The place I am thinking about having for a colony is in Central America. It is nearer to us than Liberia---not much more than one-fourth as far as Liberia, and within seven days' run by steamers. Unlike Liberia it is on a great line of travel---it is a highway. The country is a very excellent one for any people, and with great natural resources and advantages, and especially because of the similarity of climate with your native land---thus being suited to your physical condition.
This particular place has all the advantages for a colony. On both sides there are harbors among the finest in the world. Again, there is evidence of very rich coal mines. A certain amount of coal is valuable in any country, and there may be more than enough for the wants of the country.

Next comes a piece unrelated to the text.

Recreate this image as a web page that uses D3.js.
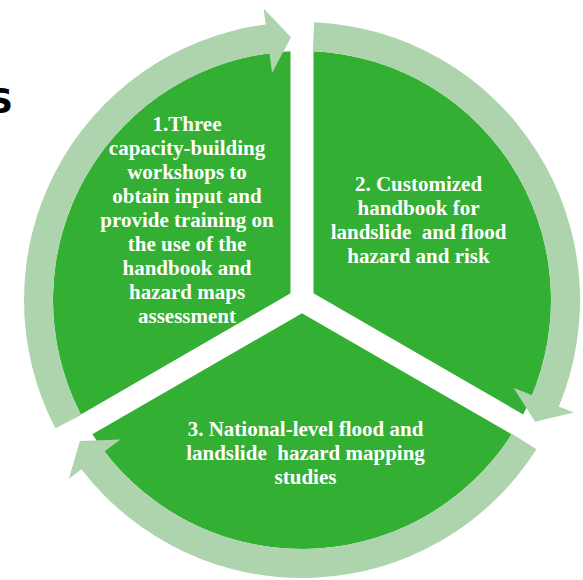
<!DOCTYPE html>
<html>
<head>
<meta charset="utf-8">
<script src="https://cdn.jsdelivr.net/npm/d3@7"></script>
<style>
  html, body { margin: 0; padding: 0; background: #ffffff; }
  svg { display: block; }
</style>
</head>
<body>
<svg id="chart" width="583" height="580"></svg>
<script>
// ---- data ----
const steps = ["1", "2", "3"];
const stepValues = [1, 1, 1];
const stepLabels = [
  ["1.Three", "capacity-building", "workshops to", "obtain input and", "provide training on", "the use of the", "handbook and", "hazard maps", "assessment"],
  ["2. Customized", "handbook for", "landslide  and flood", "hazard and risk"],
  ["3. National-level flood and", "landslide  hazard mapping", "studies"]
];
const cornerText = "S";

// ---- layout ----
const W = 583, H = 580;
const cx = 302, cy = 300;
const pieR = 249, ringIn = 249, ringOut = 278;
const barbIn = 229, barbOut = 294, tipR = 263;
const gapW = 23;
const green = "#33af33", light = "#add4ad";
const deg = Math.PI / 180;
const labelPos = [[-115, -79], [116.5, -79], [3.5, 154]];
const lineH = 24;

const svg = d3.select("#chart");
const g = svg.append("g").attr("transform", `translate(${cx},${cy})`);

const pie = d3.pie().sort(null).startAngle(-120 * deg).endAngle(240 * deg);
const arcs = pie(stepValues);

const arc = d3.arc()
  .innerRadius(13.5)
  .outerRadius(pieR)
  .padRadius(1000)
  .padAngle(gapW / 1000);

g.selectAll("path.sector")
  .data(arcs)
  .enter().append("path")
  .attr("class", "sector")
  .attr("d", arc)
  .attr("fill", green);

// circular arrows
function pt(r, a) { return [r * Math.sin(a), -r * Math.cos(a)]; }
function arrowPath(d) {
  const a0 = d.startAngle + 2.5 * deg;
  const ab = d.endAngle - 7.5 * deg;
  const at = d.endAngle - 2.4 * deg;
  const p = d3.path();
  const s = pt(ringOut, a0);
  p.moveTo(s[0], s[1]);
  p.arc(0, 0, ringOut, a0 - Math.PI / 2, ab - Math.PI / 2, false);
  let q = pt(barbOut, ab); p.lineTo(q[0], q[1]);
  q = pt(tipR, at); p.lineTo(q[0], q[1]);
  q = pt(barbIn, ab); p.lineTo(q[0], q[1]);
  q = pt(ringIn, ab); p.lineTo(q[0], q[1]);
  p.arc(0, 0, ringIn, ab - Math.PI / 2, a0 - Math.PI / 2, true);
  p.closePath();
  return p.toString();
}
g.selectAll("path.arrow")
  .data(arcs)
  .enter().append("path")
  .attr("class", "arrow")
  .attr("d", arrowPath)
  .attr("fill", light);

// labels
const labels = g.selectAll("text.lab")
  .data(stepLabels)
  .enter().append("text")
  .attr("class", "lab")
  .attr("text-anchor", "middle")
  .attr("font-family", "'Liberation Serif', serif")
  .attr("font-weight", "bold")
  .attr("font-size", 21)
  .attr("fill", "#ffffff")
  .attr("xml:space", "preserve")
  .style("white-space", "pre");

labels.each(function(lines, i) {
  const t = d3.select(this);
  const n = lines.length;
  lines.forEach((ln, k) => {
    t.append("tspan")
      .attr("x", labelPos[i][0])
      .attr("y", labelPos[i][1] + (k - (n - 1) / 2) * lineH + 6)
      .text(ln);
  });
});

// cropped black letter at left edge
svg.append("text")
  .attr("x", 13).attr("y", 113)
  .attr("text-anchor", "end")
  .attr("font-family", "'DejaVu Sans', sans-serif")
  .attr("font-weight", "bold")
  .attr("font-size", 34)
  .attr("fill", "#000")
  .text(cornerText);
</script>
</body>
</html>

Why I attach so much importance to coal is, it will afford an opportunity to the inhabitants for immediate employment till they get ready to settle permanently in their homes.
Mr. Lincoln then asked the Committe to consider at least trying his plan.
I shall, if I get a sufficient number of you engaged, have provisions made that you shall not be wronged. If you will engage in the enterprise I will spend some of the money intrusted to me. I am not sure you will succeed. The Government may lose the money, but we cannot succeed unless we try; but we think, with care, we can succeed.
The practical thing I want to ascertain is whether I can get a number of able-bodied men, with their wives and children, who are willing to go, when I present evidence of encouragement and·protection. Could I get a hundred tolerably intelligent men, with their wives and children, to ``cut their own fodder,'' so to speak? Can I have fifty? If I could find twenty-five able-bodied men, with a mixture of women and children, good things in the family relation, I think I could make a successful commencement.
He closed his presentation with poetry.
I want you to let me know whether this can be done or not. This is the practical part of my wish to see you. These are subjects of very great importance, worthy of a month's study, [instead] of a speech delivered in an hour. I ask you then to consider seriously not pertaining to yourselves merely, nor for your race, and ours, for the present time, but as one of the things, if successfully managed, for the good of mankind---not confined to the present generation, but as "From age to age descends the lay, To millions yet to be, Till far its echoes roll away, Into eternity.''
The Chairman of the delegation briefly replied that "they would hold a consultation and in a short time give an answer.'' The President said: "Take your full time---no hurry at all.'' The delegation then withdrew.